Friday, May 6, 2011

Beacon of Hope and other late night ramblings...


I often wonder to myself, knowing full well, "will the ice ever melt, the sun come out, and the world come alive again?" Will I be able to to move on? Giving all I have will I ever see the positive consequences of a dedication to change? 

There is a beacon of hope. The sun will continue to rise. The world will awake. The seasons will change. Life can begin anew. My life, MY LIFE, Jacob Ferrin's life can and is changing in remarkable ways. 





(These are pics I took in the spring 2 years ago)















For those who knew me closely in the past. I am truly sorry. I am tormented at the pain and heartache I put you through. For those who knew me more as an acquaintance, I am sorry I was not the advocate for good I could have been. For those who have given me the chance again or now, I am doing all I know how to better myself and those around me. Thank you for the opportunity and privilege. 

For my light in the darkness, YOU are were the inspiration I needed. Whatever follows, whatever may or may not be, your timing was impeccable. Your life and appreciation for it, has given me an earthly, mortal hope I could not identify before. I asked you what your fear was and you said it was also your greatest strength. I asked you what you wanted from life and deeper than the words you spoke was the desire to be loved for all you are. I share that need for belonging. I need to be needed and want to be wanted- All of me- for who I am and who I am not- what I am and what I am not. YOU opened my mind to the possibility of equality, A dream I COULD NOT believe in before you. I am scared, more scared than I know how to explain. How can I be loved despite my short-comings? My self created myth of "individual happiness somehow being greater than a shared culmination," was shattered. I understand that as powerful as I can become, without the balance and love of a dedicated eternal commitment, I can not achieve what I most desire. I want a family. 

Whether I aspire to be a UPS man as my father or a doctor as I hope to become, or a checker at Home Depot, I CANNOT find the fulfillment I so deeply desire, alone. (Just so there is no pressure... I cant see the future, I dont know what path life will take either of us on, but I do know that in a brief moment YOU rocked my illusion of happiness.) Thank you. I wish you well. I hope you remain in my life and perhaps that chance will be given to us? Who knows? 

What I also know is that the power of the Savior of the World is REAL! The Living God atoned individually and died individually for every one of us. He died for me. HE GAVE US ALL THE POWER TO CHANGE!!!

I have faith that my Redeemer Lives. I feel it deeper and more powerfully than any tactile sense experienced., stronger than any dirty rush or adrenaline high. I have felt deity touching my very soul.
In my heart I have begun to feel the change of heart I so DESPERATELY feared for but begged and pleaded for. "What if I no longer had this crutch to lean on?" "What if I no longer was scared of succeeding?" God is the only way to find solace and true peace. 

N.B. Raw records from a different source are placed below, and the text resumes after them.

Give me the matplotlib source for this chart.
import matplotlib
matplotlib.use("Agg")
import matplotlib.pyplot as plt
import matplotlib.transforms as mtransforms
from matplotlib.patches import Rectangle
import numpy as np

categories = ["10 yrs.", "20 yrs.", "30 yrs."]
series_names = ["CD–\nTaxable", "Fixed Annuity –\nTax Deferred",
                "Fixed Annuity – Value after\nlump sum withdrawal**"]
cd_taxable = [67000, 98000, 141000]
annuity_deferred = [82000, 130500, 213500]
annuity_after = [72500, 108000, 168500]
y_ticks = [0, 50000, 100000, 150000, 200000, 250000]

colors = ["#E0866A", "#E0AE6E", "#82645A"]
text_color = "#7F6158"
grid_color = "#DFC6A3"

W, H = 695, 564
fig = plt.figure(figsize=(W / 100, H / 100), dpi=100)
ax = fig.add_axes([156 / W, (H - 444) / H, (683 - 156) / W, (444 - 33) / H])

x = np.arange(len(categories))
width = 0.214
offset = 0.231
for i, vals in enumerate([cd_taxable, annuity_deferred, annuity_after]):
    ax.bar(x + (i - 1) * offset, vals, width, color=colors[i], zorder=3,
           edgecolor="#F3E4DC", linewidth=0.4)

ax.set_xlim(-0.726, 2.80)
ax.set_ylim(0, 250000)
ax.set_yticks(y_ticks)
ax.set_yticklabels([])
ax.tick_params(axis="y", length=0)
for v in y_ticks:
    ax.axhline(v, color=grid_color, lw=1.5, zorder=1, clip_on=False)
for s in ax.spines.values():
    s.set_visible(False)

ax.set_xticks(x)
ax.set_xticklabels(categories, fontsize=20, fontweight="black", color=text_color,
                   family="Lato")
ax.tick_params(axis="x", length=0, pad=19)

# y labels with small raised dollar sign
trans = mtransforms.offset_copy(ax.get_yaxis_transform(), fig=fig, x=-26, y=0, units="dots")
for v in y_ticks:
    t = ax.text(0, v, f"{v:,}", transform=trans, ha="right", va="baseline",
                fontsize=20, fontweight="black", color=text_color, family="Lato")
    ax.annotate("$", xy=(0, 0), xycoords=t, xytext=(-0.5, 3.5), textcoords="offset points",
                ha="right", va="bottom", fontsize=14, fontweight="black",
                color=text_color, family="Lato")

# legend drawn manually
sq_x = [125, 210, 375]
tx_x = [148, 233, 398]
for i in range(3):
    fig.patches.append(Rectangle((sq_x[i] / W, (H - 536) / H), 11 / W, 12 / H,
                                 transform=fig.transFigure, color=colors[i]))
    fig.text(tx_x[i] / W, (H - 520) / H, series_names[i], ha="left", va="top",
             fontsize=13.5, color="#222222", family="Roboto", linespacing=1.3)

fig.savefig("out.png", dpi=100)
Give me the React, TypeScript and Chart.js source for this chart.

Many times I have been told that through mediation and self-reflection I can find true peace. Many times I have been told that happiness is a decision. Many times I have heard "my spirituality is mine alone." My response is finally this.

"Although many tools can be used to build a creation, worshiping the tools is absolute madness. Honor the Creator and use the tools."
The Creator of the Universe, the Alpha and the Omega, God and His son, Jesus Christ gave us all we have. I will not be embarrassed of my God, nor will I pretend that my silence is more appropriate so I don't offend another person. God saved my life. Jesus suffered in Gethsemane for me.

My life is becoming free of the addictions that ruled it. My heart is returning. A new life is being breathed into my lungs. I will not hide behind my carnal man. I have made mistakes. I know I will make many more mistakes, but in the words of one of my dearest friends, "Minimize the wake." With the power of Christ and with the personal awareness I am beginning to possess I can minimize the wake. I can be an advocate for positive and constructive change.

I love my God, I love my Family, and I am finally loving myself. I promise that with an ACTIVE, purposeful, consistent, imploring effort to understand and seek Him, He will PULL ANY MAN or WOMAN from the DARKEST HELL. I have been there. He loves us and will never stop offering His hand, His redeeming grace, or His love.

I love Him with all that I am. I bare you my soul and testament that I have been able to change my life because of His atonement, help, and sacrifice. In the name of my beloved Savior, Jesus Christ. Amen.